===== Dataset records =====

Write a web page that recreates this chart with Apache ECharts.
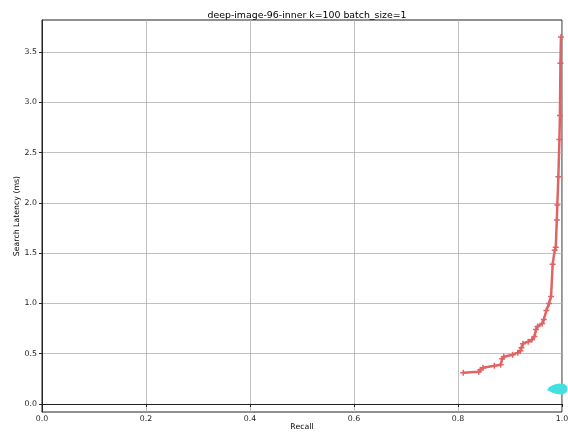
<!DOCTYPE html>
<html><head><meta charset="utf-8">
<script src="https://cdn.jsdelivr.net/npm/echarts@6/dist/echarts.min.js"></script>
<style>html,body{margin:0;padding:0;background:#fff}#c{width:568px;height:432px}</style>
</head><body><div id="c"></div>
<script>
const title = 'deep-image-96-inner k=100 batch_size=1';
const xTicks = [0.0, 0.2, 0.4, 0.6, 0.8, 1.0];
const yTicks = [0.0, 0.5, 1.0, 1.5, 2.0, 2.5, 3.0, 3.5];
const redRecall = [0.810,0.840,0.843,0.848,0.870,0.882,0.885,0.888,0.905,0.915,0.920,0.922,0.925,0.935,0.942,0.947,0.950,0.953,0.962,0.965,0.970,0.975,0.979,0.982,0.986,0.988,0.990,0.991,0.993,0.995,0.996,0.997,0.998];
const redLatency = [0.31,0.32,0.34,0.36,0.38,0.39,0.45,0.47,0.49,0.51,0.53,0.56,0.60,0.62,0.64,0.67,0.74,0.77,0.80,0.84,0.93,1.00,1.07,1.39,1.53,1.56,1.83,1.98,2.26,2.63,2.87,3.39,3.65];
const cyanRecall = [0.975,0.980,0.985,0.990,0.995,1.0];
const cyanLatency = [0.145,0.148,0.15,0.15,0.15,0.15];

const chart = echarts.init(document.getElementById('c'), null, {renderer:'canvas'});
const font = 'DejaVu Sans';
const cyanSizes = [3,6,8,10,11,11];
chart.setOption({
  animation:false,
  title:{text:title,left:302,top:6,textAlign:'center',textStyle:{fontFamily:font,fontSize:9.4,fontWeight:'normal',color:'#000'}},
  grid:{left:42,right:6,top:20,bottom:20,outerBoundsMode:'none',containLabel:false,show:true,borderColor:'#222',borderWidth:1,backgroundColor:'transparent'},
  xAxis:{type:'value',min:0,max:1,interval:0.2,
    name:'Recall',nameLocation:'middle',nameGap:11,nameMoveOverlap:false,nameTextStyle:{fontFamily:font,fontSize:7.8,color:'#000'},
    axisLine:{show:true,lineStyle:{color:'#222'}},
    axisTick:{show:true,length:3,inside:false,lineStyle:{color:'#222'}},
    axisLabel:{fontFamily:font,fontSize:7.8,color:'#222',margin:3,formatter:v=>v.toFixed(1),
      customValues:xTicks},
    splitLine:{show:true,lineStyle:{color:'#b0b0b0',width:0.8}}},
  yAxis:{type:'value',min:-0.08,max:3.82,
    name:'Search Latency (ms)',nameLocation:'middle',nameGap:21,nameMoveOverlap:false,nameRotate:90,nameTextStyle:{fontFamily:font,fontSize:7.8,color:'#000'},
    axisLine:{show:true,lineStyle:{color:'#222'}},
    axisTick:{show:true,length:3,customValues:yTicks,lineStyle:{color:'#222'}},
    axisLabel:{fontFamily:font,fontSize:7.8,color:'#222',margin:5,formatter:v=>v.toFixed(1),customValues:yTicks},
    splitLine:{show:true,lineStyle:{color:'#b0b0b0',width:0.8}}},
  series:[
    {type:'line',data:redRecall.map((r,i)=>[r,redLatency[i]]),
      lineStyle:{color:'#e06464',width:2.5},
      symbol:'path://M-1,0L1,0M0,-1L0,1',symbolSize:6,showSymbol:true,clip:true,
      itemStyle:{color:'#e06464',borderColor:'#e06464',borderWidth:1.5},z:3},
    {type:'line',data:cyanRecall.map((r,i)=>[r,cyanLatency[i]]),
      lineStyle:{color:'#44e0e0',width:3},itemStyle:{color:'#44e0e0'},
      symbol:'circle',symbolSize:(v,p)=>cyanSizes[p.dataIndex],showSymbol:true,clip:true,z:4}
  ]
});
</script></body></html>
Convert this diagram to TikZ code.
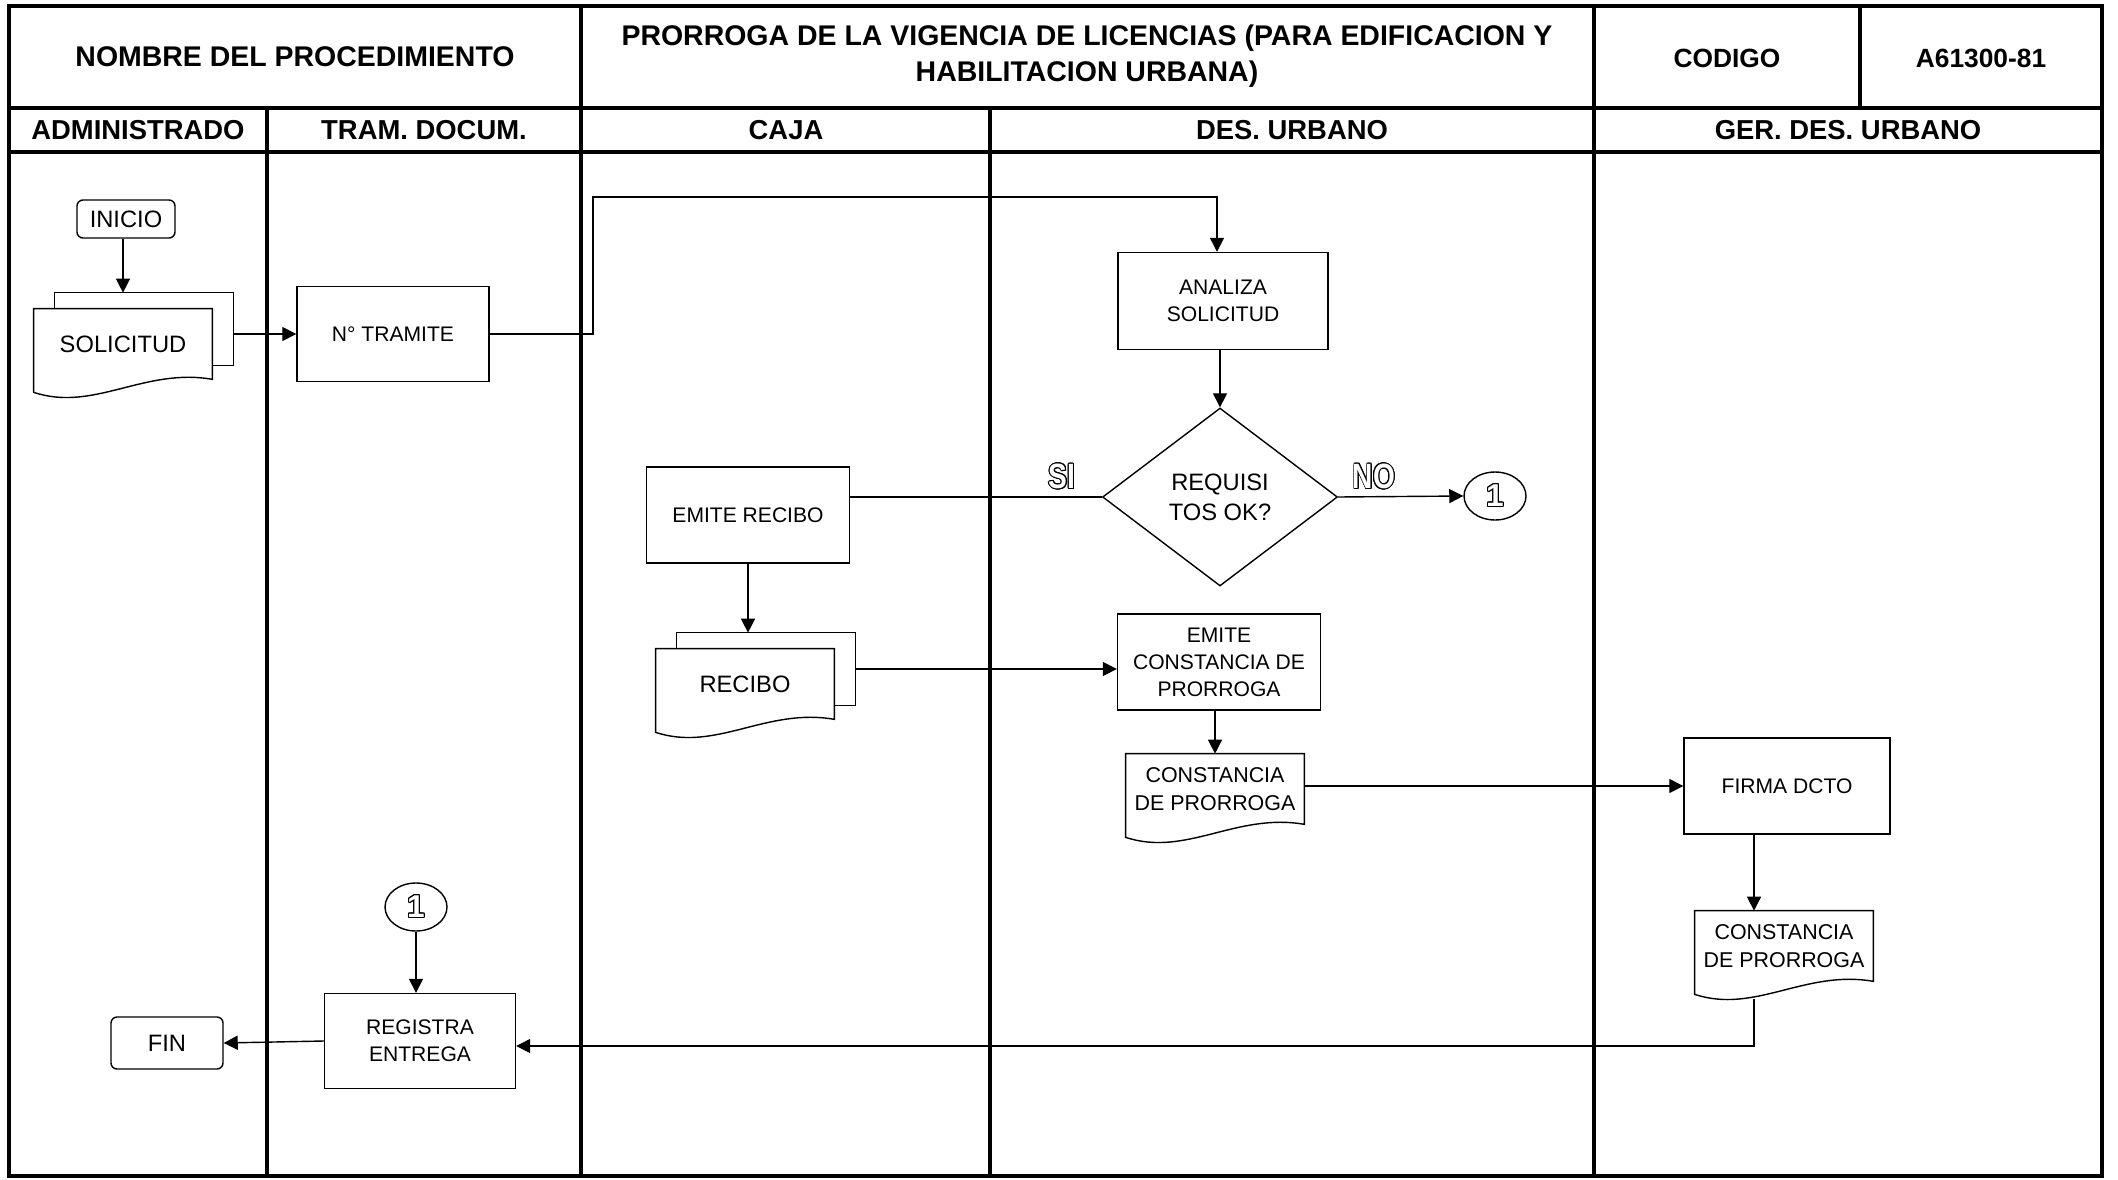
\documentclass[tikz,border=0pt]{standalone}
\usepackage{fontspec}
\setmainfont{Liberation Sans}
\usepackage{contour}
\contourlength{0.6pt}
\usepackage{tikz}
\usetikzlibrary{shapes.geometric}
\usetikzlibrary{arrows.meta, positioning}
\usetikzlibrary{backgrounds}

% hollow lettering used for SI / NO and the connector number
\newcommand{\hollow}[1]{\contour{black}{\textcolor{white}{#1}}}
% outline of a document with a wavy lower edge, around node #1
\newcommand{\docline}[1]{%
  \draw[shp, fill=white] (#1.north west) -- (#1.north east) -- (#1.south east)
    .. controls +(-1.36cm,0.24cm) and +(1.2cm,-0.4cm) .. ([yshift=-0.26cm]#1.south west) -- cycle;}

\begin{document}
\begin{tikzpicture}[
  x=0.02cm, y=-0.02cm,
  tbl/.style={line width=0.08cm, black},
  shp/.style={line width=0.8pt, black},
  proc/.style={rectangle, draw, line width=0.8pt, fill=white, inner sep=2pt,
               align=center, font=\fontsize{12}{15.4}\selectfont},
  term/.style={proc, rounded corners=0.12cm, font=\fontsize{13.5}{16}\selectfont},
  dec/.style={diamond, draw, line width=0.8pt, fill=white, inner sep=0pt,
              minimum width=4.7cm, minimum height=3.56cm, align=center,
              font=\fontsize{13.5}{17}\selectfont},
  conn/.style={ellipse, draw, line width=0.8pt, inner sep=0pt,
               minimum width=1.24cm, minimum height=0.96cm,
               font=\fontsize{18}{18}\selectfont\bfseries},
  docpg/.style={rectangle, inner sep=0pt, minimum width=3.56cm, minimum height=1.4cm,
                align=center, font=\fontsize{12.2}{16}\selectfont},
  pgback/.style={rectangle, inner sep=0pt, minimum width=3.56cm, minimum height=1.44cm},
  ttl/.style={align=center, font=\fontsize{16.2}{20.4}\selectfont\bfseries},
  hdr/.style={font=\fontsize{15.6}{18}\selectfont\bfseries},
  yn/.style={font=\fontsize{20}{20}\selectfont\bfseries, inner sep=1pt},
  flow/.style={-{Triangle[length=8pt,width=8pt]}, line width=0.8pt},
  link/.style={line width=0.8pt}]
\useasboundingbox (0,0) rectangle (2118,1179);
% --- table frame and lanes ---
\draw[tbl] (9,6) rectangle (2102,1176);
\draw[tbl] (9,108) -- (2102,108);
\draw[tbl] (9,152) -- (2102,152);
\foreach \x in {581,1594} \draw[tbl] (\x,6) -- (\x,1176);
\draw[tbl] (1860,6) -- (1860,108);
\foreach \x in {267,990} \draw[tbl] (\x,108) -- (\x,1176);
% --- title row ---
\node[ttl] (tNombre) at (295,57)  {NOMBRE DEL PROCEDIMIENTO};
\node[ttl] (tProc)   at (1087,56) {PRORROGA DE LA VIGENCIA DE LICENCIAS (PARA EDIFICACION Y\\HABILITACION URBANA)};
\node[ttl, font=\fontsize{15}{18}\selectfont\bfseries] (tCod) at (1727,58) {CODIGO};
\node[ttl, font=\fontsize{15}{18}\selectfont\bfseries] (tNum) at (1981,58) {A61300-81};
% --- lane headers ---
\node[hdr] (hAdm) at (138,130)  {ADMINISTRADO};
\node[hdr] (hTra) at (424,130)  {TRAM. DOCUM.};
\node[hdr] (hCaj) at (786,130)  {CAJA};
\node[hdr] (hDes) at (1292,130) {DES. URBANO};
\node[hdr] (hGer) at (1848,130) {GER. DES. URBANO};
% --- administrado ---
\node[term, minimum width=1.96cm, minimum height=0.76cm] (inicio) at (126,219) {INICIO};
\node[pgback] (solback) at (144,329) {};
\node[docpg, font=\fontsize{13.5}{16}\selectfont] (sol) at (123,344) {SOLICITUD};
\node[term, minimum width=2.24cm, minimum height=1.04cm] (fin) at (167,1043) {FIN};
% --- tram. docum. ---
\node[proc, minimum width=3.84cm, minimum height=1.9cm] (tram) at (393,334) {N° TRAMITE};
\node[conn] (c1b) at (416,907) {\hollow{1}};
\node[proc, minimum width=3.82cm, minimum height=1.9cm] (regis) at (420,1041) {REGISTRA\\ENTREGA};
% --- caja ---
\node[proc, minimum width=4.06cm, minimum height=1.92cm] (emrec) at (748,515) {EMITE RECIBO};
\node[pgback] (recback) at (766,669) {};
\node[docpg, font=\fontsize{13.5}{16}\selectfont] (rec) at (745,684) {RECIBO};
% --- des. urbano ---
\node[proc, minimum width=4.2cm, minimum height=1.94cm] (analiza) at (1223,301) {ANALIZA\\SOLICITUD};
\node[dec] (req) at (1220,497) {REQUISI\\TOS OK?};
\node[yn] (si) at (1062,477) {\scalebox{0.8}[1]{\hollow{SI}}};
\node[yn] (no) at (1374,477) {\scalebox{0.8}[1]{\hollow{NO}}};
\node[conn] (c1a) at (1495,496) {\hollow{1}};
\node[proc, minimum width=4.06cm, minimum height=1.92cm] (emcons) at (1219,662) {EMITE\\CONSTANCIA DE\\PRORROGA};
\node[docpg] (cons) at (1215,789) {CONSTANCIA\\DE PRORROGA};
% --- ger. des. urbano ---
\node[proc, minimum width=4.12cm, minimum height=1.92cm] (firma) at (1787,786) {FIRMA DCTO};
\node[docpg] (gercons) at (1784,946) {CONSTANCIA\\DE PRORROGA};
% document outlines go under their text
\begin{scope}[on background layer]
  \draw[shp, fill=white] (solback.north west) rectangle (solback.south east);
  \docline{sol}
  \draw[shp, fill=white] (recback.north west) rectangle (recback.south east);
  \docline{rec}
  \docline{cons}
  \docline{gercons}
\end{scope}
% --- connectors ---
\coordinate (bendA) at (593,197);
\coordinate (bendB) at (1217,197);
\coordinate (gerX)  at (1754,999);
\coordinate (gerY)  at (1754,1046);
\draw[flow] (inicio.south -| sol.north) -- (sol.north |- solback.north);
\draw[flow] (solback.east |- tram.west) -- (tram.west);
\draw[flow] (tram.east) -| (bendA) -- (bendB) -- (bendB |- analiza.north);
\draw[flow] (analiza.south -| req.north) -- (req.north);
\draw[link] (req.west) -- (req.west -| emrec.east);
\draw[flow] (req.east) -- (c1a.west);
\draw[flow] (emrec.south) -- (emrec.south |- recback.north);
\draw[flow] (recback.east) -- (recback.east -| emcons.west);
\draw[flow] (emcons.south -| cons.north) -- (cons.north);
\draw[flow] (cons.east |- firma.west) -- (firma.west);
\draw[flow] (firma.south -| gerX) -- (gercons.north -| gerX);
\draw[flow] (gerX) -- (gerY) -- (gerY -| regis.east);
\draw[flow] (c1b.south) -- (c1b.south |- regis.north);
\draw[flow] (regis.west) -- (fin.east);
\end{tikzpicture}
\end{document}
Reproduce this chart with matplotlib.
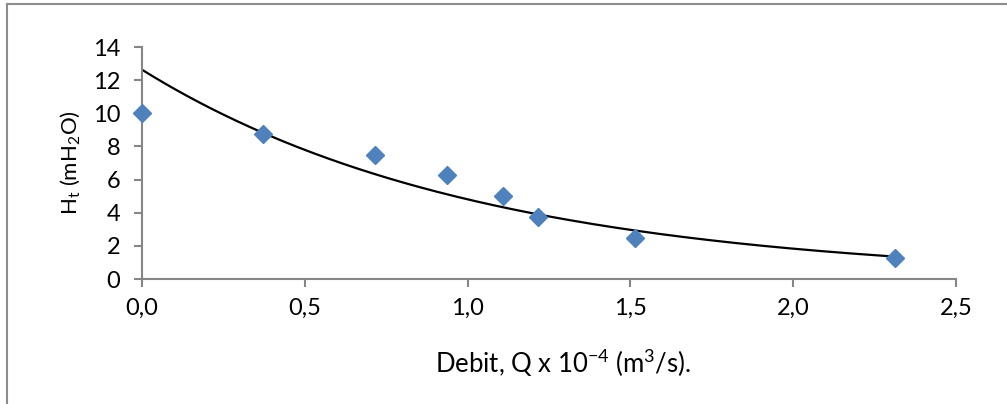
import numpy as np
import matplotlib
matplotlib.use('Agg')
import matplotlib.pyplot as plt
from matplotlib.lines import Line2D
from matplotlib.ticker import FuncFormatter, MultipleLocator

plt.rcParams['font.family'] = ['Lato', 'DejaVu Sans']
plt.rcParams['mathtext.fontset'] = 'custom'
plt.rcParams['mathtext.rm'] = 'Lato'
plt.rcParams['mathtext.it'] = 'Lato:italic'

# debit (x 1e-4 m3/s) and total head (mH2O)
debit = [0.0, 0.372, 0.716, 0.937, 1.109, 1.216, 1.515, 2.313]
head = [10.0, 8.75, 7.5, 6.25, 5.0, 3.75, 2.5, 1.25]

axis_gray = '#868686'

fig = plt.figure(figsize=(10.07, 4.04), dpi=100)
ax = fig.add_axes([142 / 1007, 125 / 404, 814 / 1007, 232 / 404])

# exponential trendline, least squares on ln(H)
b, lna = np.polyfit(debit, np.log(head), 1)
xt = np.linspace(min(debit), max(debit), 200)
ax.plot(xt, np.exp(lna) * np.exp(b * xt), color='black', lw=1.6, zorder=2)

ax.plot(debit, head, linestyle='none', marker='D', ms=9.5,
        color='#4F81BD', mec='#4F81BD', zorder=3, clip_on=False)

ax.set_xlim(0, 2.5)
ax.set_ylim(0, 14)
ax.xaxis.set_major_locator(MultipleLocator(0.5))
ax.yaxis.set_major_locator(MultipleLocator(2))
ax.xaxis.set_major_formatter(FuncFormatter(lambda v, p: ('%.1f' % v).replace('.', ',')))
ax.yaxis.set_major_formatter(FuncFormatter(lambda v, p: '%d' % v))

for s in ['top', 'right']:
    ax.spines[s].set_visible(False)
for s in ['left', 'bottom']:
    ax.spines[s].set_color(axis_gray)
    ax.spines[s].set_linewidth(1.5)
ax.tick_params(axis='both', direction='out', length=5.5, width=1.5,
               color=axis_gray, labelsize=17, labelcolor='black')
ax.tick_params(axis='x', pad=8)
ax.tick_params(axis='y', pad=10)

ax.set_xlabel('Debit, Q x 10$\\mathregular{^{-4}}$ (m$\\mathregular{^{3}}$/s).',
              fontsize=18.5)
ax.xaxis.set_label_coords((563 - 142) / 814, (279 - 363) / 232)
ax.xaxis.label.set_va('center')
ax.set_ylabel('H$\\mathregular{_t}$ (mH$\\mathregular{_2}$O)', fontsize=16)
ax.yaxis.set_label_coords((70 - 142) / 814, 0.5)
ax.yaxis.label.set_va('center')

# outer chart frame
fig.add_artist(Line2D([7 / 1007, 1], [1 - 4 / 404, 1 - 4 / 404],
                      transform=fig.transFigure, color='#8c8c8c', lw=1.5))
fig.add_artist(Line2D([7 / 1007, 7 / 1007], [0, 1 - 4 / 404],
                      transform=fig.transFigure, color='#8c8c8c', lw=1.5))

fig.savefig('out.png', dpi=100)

=====

* **Work required**
From the records above, copy only the lines running from the line holding "Reproduce this chart with matplotlib." through the line holding "plt.rcParams['mathtext.it'] = 'Lato:italic'", with no pictures.

* **Final answer**
Reproduce this chart with matplotlib.
import numpy as np
import matplotlib
matplotlib.use('Agg')
import matplotlib.pyplot as plt
from matplotlib.lines import Line2D
from matplotlib.ticker import FuncFormatter, MultipleLocator

plt.rcParams['font.family'] = ['Lato', 'DejaVu Sans']
plt.rcParams['mathtext.fontset'] = 'custom'
plt.rcParams['mathtext.rm'] = 'Lato'
plt.rcParams['mathtext.it'] = 'Lato:italic'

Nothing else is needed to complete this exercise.